LONDON — Katie Hillier and Luella Bartley are poised to become luxury’s latest double, launching the women’s ready-to-wear and accessories brand Hillier Bartley for fall, WWD has learned.
The duo, working out of a studio in East London’s Rochelle School, presented their high-end collection to buyers in Paris during the show season in March. They will be delivering internationally to select retailers from August.
The collection will include rtw, bags and accessories full of classic English references. The designers told WWD their brand has “a masculine elegance,” which makes use of Savile Row cloths, velvet, silk, merino wool and shearling across tailoring, dresses and separates.
The collection will be manufactured in the U.K., with fabrics sourced predominantly from British mills. Bags will be produced outside Venice, Italy.
WWD first reported earlier this month that Hillier and Bartley were pursuing a creative venture of their own amid speculation that the Marc by Marc Jacobs line was set to be assimilated into that brand’s main collection. Marc by Marc Jacobs had been designed by creative director Hillier and women’s design director Bartley since 2013. According to industry sources, the duo’s decision to launch their own label was separate from Marc Jacobs’ decision to fold Marc by Marc.

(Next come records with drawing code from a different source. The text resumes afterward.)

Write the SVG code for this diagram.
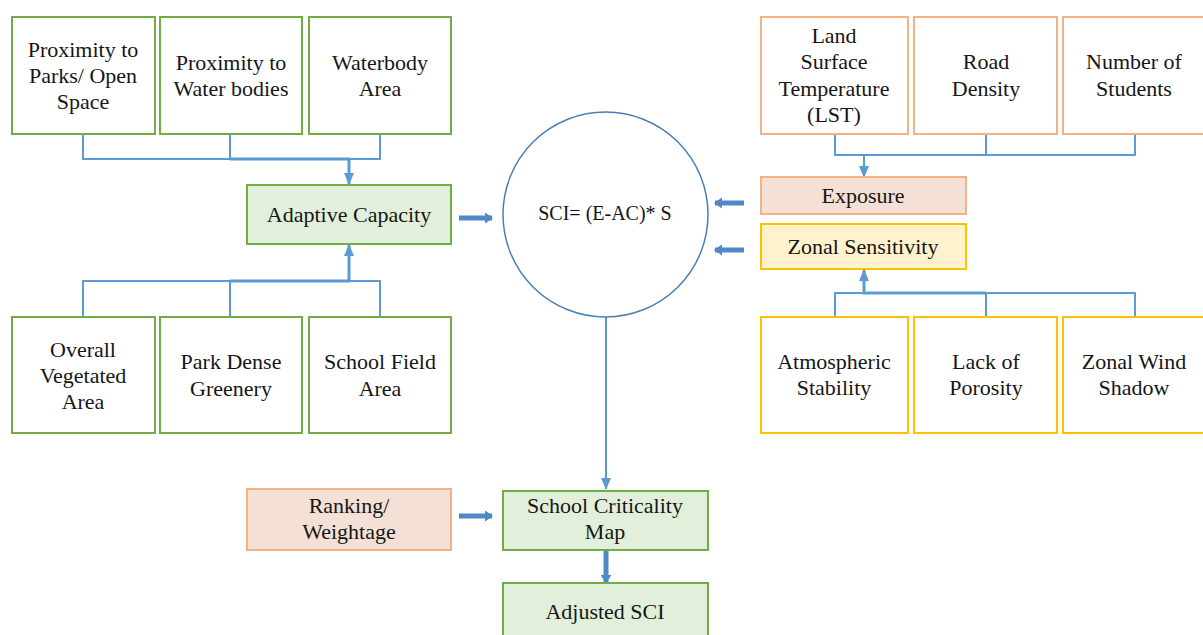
<svg xmlns="http://www.w3.org/2000/svg" width="1203" height="635" viewBox="0 0 1203 635">
  <defs>
    <marker id="head" viewBox="0 0 12 10" refX="11" refY="5" markerWidth="12" markerHeight="10" orient="auto" markerUnits="userSpaceOnUse">
      <path d="M0,0 L12,5 L0,10 z" fill="#5b9bd5"/>
    </marker>
    <marker id="headThick" viewBox="0 0 8 11" refX="7" refY="5.5" markerWidth="8" markerHeight="11" orient="auto" markerUnits="userSpaceOnUse">
      <path d="M0,0 L8,5.5 L0,11 z" fill="#4f88c6"/>
    </marker>
    <style>
      text { font-family: "Liberation Serif", "Times New Roman", serif; font-size: 22px; fill: #161616; text-anchor: middle; }
      .green { fill: #ffffff; stroke: #70ad47; stroke-width: 2; }
      .greenFill { fill: #e2efda; stroke: #70ad47; stroke-width: 2; }
      .orange { fill: #ffffff; stroke: #f4b183; stroke-width: 2; }
      .orangeFill { fill: #f4e0d4; stroke: #f4b183; stroke-width: 2; }
      .yellow { fill: #ffffff; stroke: #ffc000; stroke-width: 2; }
      .yellowFill { fill: #fff2cc; stroke: #ffc000; stroke-width: 2; }
      .thin { fill: none; stroke: #5b9bd5; stroke-width: 2; }
      .trunk { fill: none; stroke: #5b9bd5; stroke-width: 3; }
      .thick { fill: none; stroke: #4f88c6; stroke-width: 5; }
      .formula { font-size: 20px; }
    </style>
  </defs>

  <!-- connectors -->
  <g id="connectors">
    <!-- adaptive capacity inputs (top) -->
    <path class="thin" d="M83,134 V159 H380 V134 M230,134 V159"/>
    <path class="trunk" d="M230,159 H349 V184" marker-end="url(#head)"/>
    <!-- adaptive capacity inputs (bottom) -->
    <path class="thin" d="M83,317 V281 H380 V317 M230,317 V281"/>
    <path class="trunk" d="M230,281 H349 V245" marker-end="url(#head)"/>
    <!-- exposure inputs -->
    <path class="thin" d="M835,134 V155 H1135 V134 M986,134 V155"/>
    <path class="thin" d="M864,155 V177" marker-end="url(#head)"/>
    <!-- sensitivity inputs -->
    <path class="thin" d="M835,317 V293 H1135 V317 M986,317 V293"/>
    <path class="trunk" d="M986,293 H864 V270" marker-end="url(#head)"/>
    <!-- into the index -->
    <path class="thick" d="M459,218 H492" marker-end="url(#headThick)"/>
    <path class="thick" d="M744,203 H715" marker-end="url(#headThick)"/>
    <path class="thick" d="M744,250 H715" marker-end="url(#headThick)"/>
    <!-- index to map -->
    <path class="thin" d="M606,317 V489" marker-end="url(#head)"/>
    <path class="thick" d="M459,516 H492" marker-end="url(#headThick)"/>
    <path class="thick" d="M606,551 V582" marker-end="url(#headThick)"/>
  </g>

  <!-- adaptive capacity factors -->
  <g id="proximity-parks">
    <rect class="green" x="12" y="17" width="143" height="117"/>
    <text x="83" y="57">Proximity to</text>
    <text x="83" y="83">Parks/ Open</text>
    <text x="83" y="109">Space</text>
  </g>
  <g id="proximity-water">
    <rect class="green" x="160" y="17" width="142" height="117"/>
    <text x="231" y="70">Proximity to</text>
    <text x="231" y="96">Water bodies</text>
  </g>
  <g id="waterbody-area">
    <rect class="green" x="309" y="17" width="142" height="117"/>
    <text x="380" y="70">Waterbody</text>
    <text x="380" y="96">Area</text>
  </g>
  <g id="adaptive-capacity">
    <rect class="greenFill" x="247" y="185" width="204" height="59"/>
    <text x="349" y="222">Adaptive Capacity</text>
  </g>
  <g id="vegetated-area">
    <rect class="green" x="12" y="317" width="143" height="116"/>
    <text x="83" y="357">Overall</text>
    <text x="83" y="383">Vegetated</text>
    <text x="83" y="409">Area</text>
  </g>
  <g id="park-greenery">
    <rect class="green" x="160" y="317" width="142" height="116"/>
    <text x="231" y="369">Park Dense</text>
    <text x="231" y="396">Greenery</text>
  </g>
  <g id="school-field">
    <rect class="green" x="309" y="317" width="142" height="116"/>
    <text x="380" y="369">School Field</text>
    <text x="380" y="396">Area</text>
  </g>

  <!-- index -->
  <g id="sci">
    <circle cx="605.5" cy="214.5" r="102.5" fill="#ffffff" stroke="#4a7fb5" stroke-width="1.5"/>
    <text class="formula" x="605" y="220">SCI= (E-AC)* S</text>
  </g>

  <!-- exposure factors -->
  <g id="lst">
    <rect class="orange" x="761" y="17" width="147" height="117"/>
    <text x="834" y="43">Land</text>
    <text x="834" y="69">Surface</text>
    <text x="834" y="96">Temperature</text>
    <text x="834" y="122">(LST)</text>
  </g>
  <g id="road-density">
    <rect class="orange" x="914" y="17" width="143" height="117"/>
    <text x="986" y="69">Road</text>
    <text x="986" y="96">Density</text>
  </g>
  <g id="students">
    <rect class="orange" x="1063" y="17" width="143" height="117"/>
    <text x="1134" y="69">Number of</text>
    <text x="1134" y="96">Students</text>
  </g>
  <g id="exposure">
    <rect class="orangeFill" x="761" y="177" width="205" height="37"/>
    <text x="863" y="203">Exposure</text>
  </g>
  <g id="zonal-sensitivity">
    <rect class="yellowFill" x="761" y="224" width="205" height="45"/>
    <text x="863" y="254">Zonal Sensitivity</text>
  </g>

  <!-- sensitivity factors -->
  <g id="atmospheric-stability">
    <rect class="yellow" x="761" y="317" width="147" height="116"/>
    <text x="834" y="369">Atmospheric</text>
    <text x="834" y="395">Stability</text>
  </g>
  <g id="porosity">
    <rect class="yellow" x="914" y="317" width="143" height="116"/>
    <text x="986" y="369">Lack of</text>
    <text x="986" y="395">Porosity</text>
  </g>
  <g id="wind-shadow">
    <rect class="yellow" x="1063" y="317" width="143" height="116"/>
    <text x="1134" y="369">Zonal Wind</text>
    <text x="1134" y="395">Shadow</text>
  </g>

  <!-- outputs -->
  <g id="ranking">
    <rect class="orangeFill" x="247" y="489" width="204" height="61"/>
    <text x="349" y="513">Ranking/</text>
    <text x="349" y="539">Weightage</text>
  </g>
  <g id="criticality-map">
    <rect class="greenFill" x="503" y="491" width="205" height="59"/>
    <text x="605" y="513">School Criticality</text>
    <text x="605" y="539">Map</text>
  </g>
  <g id="adjusted-sci">
    <rect class="greenFill" x="503" y="583" width="205" height="60"/>
    <text x="605" y="619">Adjusted SCI</text>
  </g>
</svg>
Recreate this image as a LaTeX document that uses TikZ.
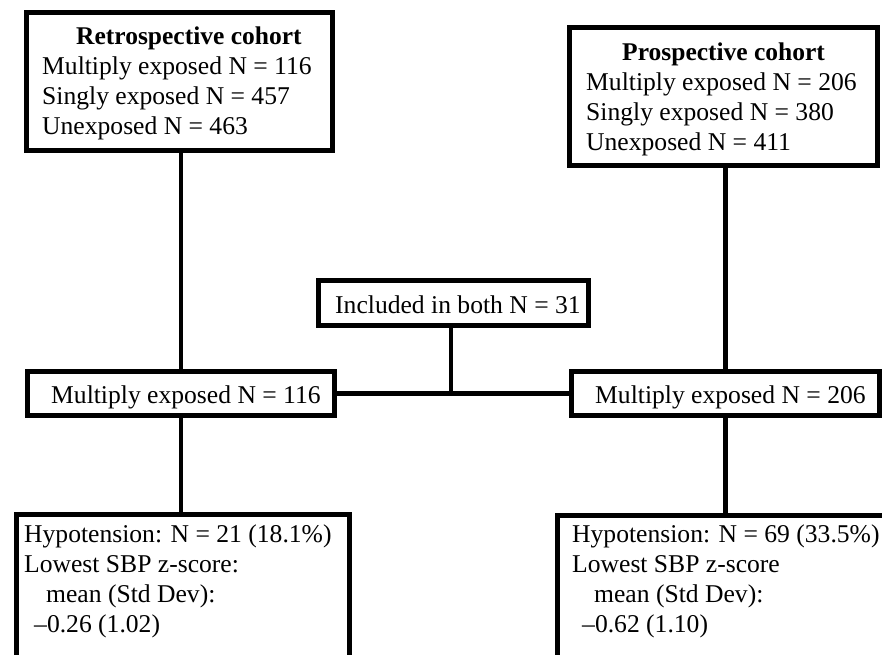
\documentclass[tikz,border=0pt]{standalone}
\usepackage{fontspec}
\setmainfont{Liberation Serif}
\begin{document}
\begin{tikzpicture}[x=1pt,y=-1pt,
  box/.style={draw=black, line width=5pt, fill=white, inner sep=0pt, rectangle},
  conn/.style={draw=black, line width=4.5pt},
  txt/.style={inner sep=0pt, align=left, font=\fontsize{25.6}{30}\selectfont, anchor=base west},
  title/.style={txt, font=\fontsize{25.5}{30}\selectfont\bfseries}]
\useasboundingbox[fill=white] (0,0) rectangle (882,654);
\clip (0,0) rectangle (882,654);
% boxes
\node[box, minimum width=306, minimum height=138] (tl) at (179.5,81.5) {};
\node[box, minimum width=308, minimum height=138] (tr) at (723.5,96.5) {};
\node[box, minimum width=270, minimum height=45] (inc) at (453.5,303) {};
\node[box, minimum width=307, minimum height=44] (ml) at (181,393.5) {};
\node[box, minimum width=308, minimum height=44] (mr) at (725.5,393.5) {};
\node[box, minimum width=333, minimum height=165] (bl) at (183,597) {};
\node[box, minimum width=342.5, minimum height=164.5] (br) at (728.75,597.75) {};
% connectors
\draw[conn] (ml.north |- tl.south) -- (ml.north);
\draw[conn] (ml.south) -- (ml.south |- bl.north);
\draw[conn] (mr.north |- tr.south) -- (mr.north);
\draw[conn] (mr.south) -- (mr.south |- br.north);
\draw[conn, line width=5.5pt] (ml.east) -- (mr.west);
\draw[conn] ([xshift=-2.5pt]inc.south) -- ([xshift=-2.5pt]inc.south |- ml.east);
% texts (base anchor = baseline of the last line)
\node[title] (tlh) at (76,44) {Retrospective cohort};
\node[txt] (tlt) at (42,134) {Multiply exposed N = 116\\Singly exposed N = 457\\Unexposed N = 463};
\node[title] (trh) at (622,60) {Prospective cohort};
\node[txt] (trt) at (586,150) {Multiply exposed N = 206\\Singly exposed N = 380\\Unexposed N = 411};
\node[txt] (inct) at (335,313) {Included in both N = 31};
\node[txt] (mlt) at (51,403) {Multiply exposed N = 116};
\node[txt] (mrt) at (595,403) {Multiply exposed N = 206};
\node[txt] (blt) at (24,632) {Hypotension: N = 21 (18.1\%)\\Lowest SBP z-score:\\\hspace*{22pt}mean (Std Dev):\\\hspace*{10pt}–0.26 (1.02)};
\node[txt] (brt) at (572,632) {Hypotension: N = 69 (33.5\%)\\Lowest SBP z-score\\\hspace*{22pt}mean (Std Dev):\\\hspace*{10pt}–0.62 (1.10)};
\end{tikzpicture}
\end{document}
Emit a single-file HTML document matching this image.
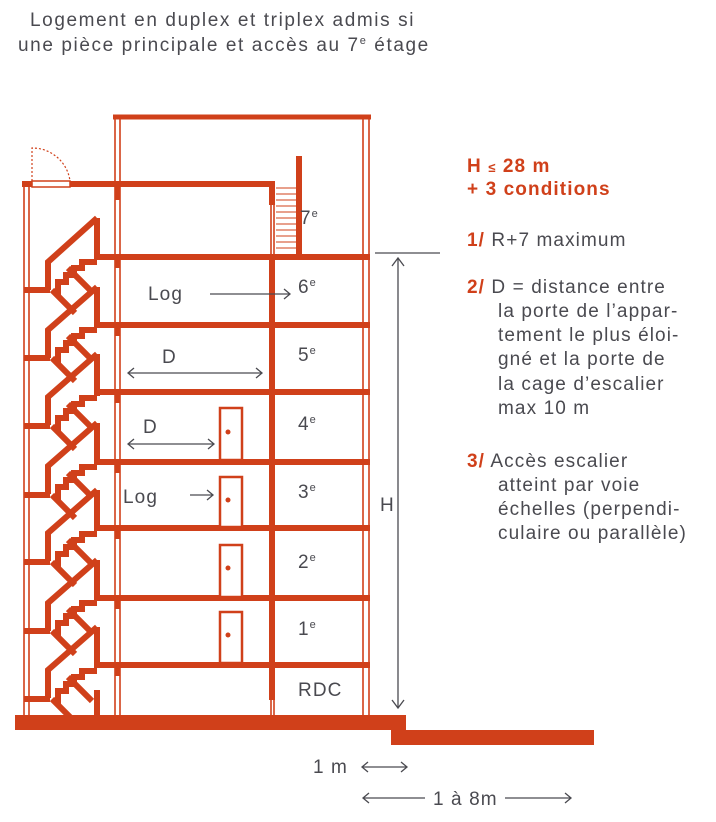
<!DOCTYPE html>
<html><head><meta charset="utf-8"><style>
html,body{margin:0;padding:0;background:#fff}
svg{display:block}
text{font-family:"Liberation Sans",sans-serif;fill:#4a4a50;letter-spacing:1.1px}
.r{fill:#d0401a;font-weight:bold}
</style></head><body>
<svg width="716" height="822" viewBox="0 0 716 822" xmlns="http://www.w3.org/2000/svg">
<g font-size="19">
<text x="30" y="26" style="letter-spacing:1.6px">Logement en duplex et triplex admis si</text>
<text x="18" y="51" style="letter-spacing:1.6px">une pièce principale et accès au 7<tspan font-size="11" dy="-7">e</tspan><tspan dy="7"> étage</tspan></text>
</g>
<g stroke="#d0401a" fill="none">
<g stroke-width="1.6">
<line x1="115" y1="117" x2="115" y2="715"/><line x1="120" y1="117" x2="120" y2="715"/>
<line x1="363" y1="117" x2="363" y2="715"/><line x1="369" y1="117" x2="369" y2="715"/>
<line x1="24" y1="184" x2="24" y2="715"/><line x1="29" y1="184" x2="29" y2="715"/>
<line x1="271" y1="188" x2="271" y2="715"/><line x1="274" y1="188" x2="274" y2="715"/>
</g>
<line x1="113" y1="117" x2="371" y2="117" stroke-width="5"/>
<g stroke-width="6">
<line x1="22" y1="184" x2="275" y2="184"/>
<line x1="272" y1="184" x2="272" y2="205"/>
<line x1="299" y1="156" x2="299" y2="257"/>
<line x1="97" y1="257" x2="370" y2="257"/>
<line x1="97" y1="325" x2="370" y2="325"/>
<line x1="97" y1="392" x2="370" y2="392"/>
<line x1="97" y1="462" x2="370" y2="462"/>
<line x1="97" y1="528" x2="370" y2="528"/>
<line x1="97" y1="598" x2="370" y2="598"/>
<line x1="97" y1="665" x2="370" y2="665"/>
<line x1="272" y1="257" x2="272" y2="700"/>
</g>
<g stroke-width="5">
<line x1="117" y1="184" x2="117" y2="200"/>
<line x1="117" y1="257" x2="117" y2="268"/><line x1="117" y1="325" x2="117" y2="336"/>
<line x1="117" y1="392" x2="117" y2="403"/><line x1="117" y1="462" x2="117" y2="473"/>
<line x1="117" y1="528" x2="117" y2="539"/><line x1="117" y1="598" x2="117" y2="609"/>
<line x1="117" y1="665" x2="117" y2="676"/>
</g>
<rect x="32" y="181" width="38" height="6" fill="#fff" stroke-width="1.5"/>
<path d="M32 185 V148 A38 38 0 0 1 70 181" stroke-width="1.2" stroke-dasharray="2 2"/>
<g stroke-width="1">
<path d="M276 188H297M276 194H297M276 200H297M276 206H297M276 212H297M276 218H297M276 224H297M276 230H297M276 236H297M276 242H297M276 248H297"/>
</g>
<g stroke-width="6" stroke-linejoin="miter">
<path d="M97 218 L48 262 V290"/>
<path d="M97 287 L48 330 V358"/>
<path d="M97 354 L48 397 V425"/>
<path d="M97 423 L48 466 V494"/>
<path d="M97 490 L48 533 V561"/>
<path d="M97 560 L48 603 V631"/>
<path d="M97 627 L48 670 V698"/>
<path d="M97 218V260M97 287V328M97 354V396M97 423V465M97 490V531M97 560V601M97 627V668M97 690V715"/>
<g id="st">
<path d="M58 295 V282 H66 V275 H74 V268 H82 V262 H97"/>
<path d="M68 268 L92 292"/>
<path d="M52 290 L75 313"/>
<line x1="24" y1="290" x2="50" y2="290"/>
</g>
<use href="#st" y="68"/><use href="#st" y="136"/><use href="#st" y="205"/><use href="#st" y="272"/><use href="#st" y="341"/><use href="#st" y="409"/>
</g>
<g stroke-width="2.5" fill="#fff">
<rect x="220" y="408" width="22" height="52"/>
<rect x="220" y="477" width="22" height="50"/>
<rect x="220" y="545" width="22" height="52"/>
<rect x="220" y="612" width="22" height="51"/>
</g>
</g>
<g fill="#d0401a">
<circle cx="228" cy="432" r="2.5"/><circle cx="228" cy="500" r="2.5"/><circle cx="228" cy="568" r="2.5"/><circle cx="228" cy="635" r="2.5"/>
<rect x="15" y="715" width="391" height="15"/>
<rect x="391" y="730" width="203" height="15"/>
</g>
<g stroke="#4a4a50" stroke-width="1.3" fill="none">
<line x1="375" y1="253" x2="440" y2="253"/>
<line x1="398" y1="258" x2="398" y2="708"/>
<path d="M392 266L398 258L404 266M392 700L398 708L404 700"/>
<line x1="210" y1="294" x2="290" y2="294"/><path d="M284 289L290 294L284 299"/>
<line x1="128" y1="373" x2="262" y2="373"/><path d="M134 368L128 373L134 378M256 368L262 373L256 378"/>
<line x1="128" y1="444" x2="214" y2="444"/><path d="M134 439L128 444L134 449M208 439L214 444L208 449"/>
<line x1="190" y1="495" x2="213" y2="495"/><path d="M207 490L213 495L207 500"/>
<line x1="362" y1="767" x2="407" y2="767"/><path d="M368 762L362 767L368 772M401 762L407 767L401 772"/>
<line x1="363" y1="798" x2="425" y2="798"/><path d="M369 793L363 798L369 803"/>
<line x1="505" y1="798" x2="571" y2="798"/><path d="M565 793L571 798L565 803"/>
</g>
<g font-size="19">
<text x="300" y="224">7<tspan font-size="11" dy="-7">e</tspan></text>
<text x="298" y="293">6<tspan font-size="11" dy="-7">e</tspan></text>
<text x="298" y="361">5<tspan font-size="11" dy="-7">e</tspan></text>
<text x="298" y="430">4<tspan font-size="11" dy="-7">e</tspan></text>
<text x="298" y="498">3<tspan font-size="11" dy="-7">e</tspan></text>
<text x="298" y="568">2<tspan font-size="11" dy="-7">e</tspan></text>
<text x="298" y="635">1<tspan font-size="11" dy="-7">e</tspan></text>
<text x="298" y="696">RDC</text>
<text x="148" y="300">Log</text>
<text x="162" y="363">D</text>
<text x="143" y="433">D</text>
<text x="123" y="503">Log</text>
<text x="380" y="511">H</text>
<text x="313" y="773">1 m</text>
<text x="433" y="805">1 à 8m</text>
<text x="467" y="172" class="r">H <tspan font-size="13">≤</tspan> 28 m</text>
<text x="467" y="195" class="r">+ 3 conditions</text>
<text x="467" y="246"><tspan class="r">1/</tspan> R+7 maximum</text>
<text x="467" y="293"><tspan class="r">2/</tspan> D = distance entre</text>
<text x="498" y="317">la porte de l’appar-</text>
<text x="498" y="341">tement le plus éloi-</text>
<text x="498" y="365">gné et la porte de</text>
<text x="498" y="390">la cage d’escalier</text>
<text x="498" y="414">max 10 m</text>
<text x="467" y="467"><tspan class="r">3/</tspan> Accès escalier</text>
<text x="498" y="491">atteint par voie</text>
<text x="498" y="515">échelles (perpendi-</text>
<text x="498" y="539">culaire ou parallèle)</text>
</g>
</svg>
</body></html>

“Hillier Bartley is a very personal project which Katie and I have been working on for years,” said Bartley who, before joining Marc Jacobs, had her own rtw label, which closed in 2009.
“It is a culmination of everything I have learned as a designer and a woman, and is purely and defiantly about the clothes and fabrics. We have also looked at the women we admire, what we would want to wear and the inspirations that have been close to us for ages,” Bartley added. “Its ultimate heroine lies somewhere between Ian McCulloch and Katharine Hepburn. It’s about a woman our age, indie by heart, rakish and irreverent by nature, who is maturing into refinement and naturalness.”
Hillier said she and Bartley had always worked together “in different ways. Now we are finally putting all our experience into making something that’s a reflection of us, of what we want to wear. I’m really proud of what we’ve made — the craftsmanship, attention to detail and design. It’s been a real labor of love, and I am looking forward to seeing women we admire carrying our bags and wearing our clothes.”
They declined to provide further details on the collection.
Hillier, a well-known jewelry and accessories designer, has a long history with the Marc Jacobs brand. She will remain involved with the contemporary collection that’s set to sit within the new iteration of the Marc Jacobs brand, according to sources. They added that Bartley will likely be involved in the new Marc Jacobs structure as well, although her role has yet to be determined.
Bartley was forced to shutter her company in 2009 — not long after the economic crisis hit — when her global licensee and distributor, Club 21, walked away from their six-year relationship. The label’s turnover at the time was about 9 million pounds, or $15 million at average exchange rates in the period, yet was operating at a loss.
In 2008, Bartley won the Designer of the Year Award at the British Fashion Awards, and her collection, which was regularly well-reviewed, was stocked at stores including Liberty, Harvey Nichols, Harrods and Colette.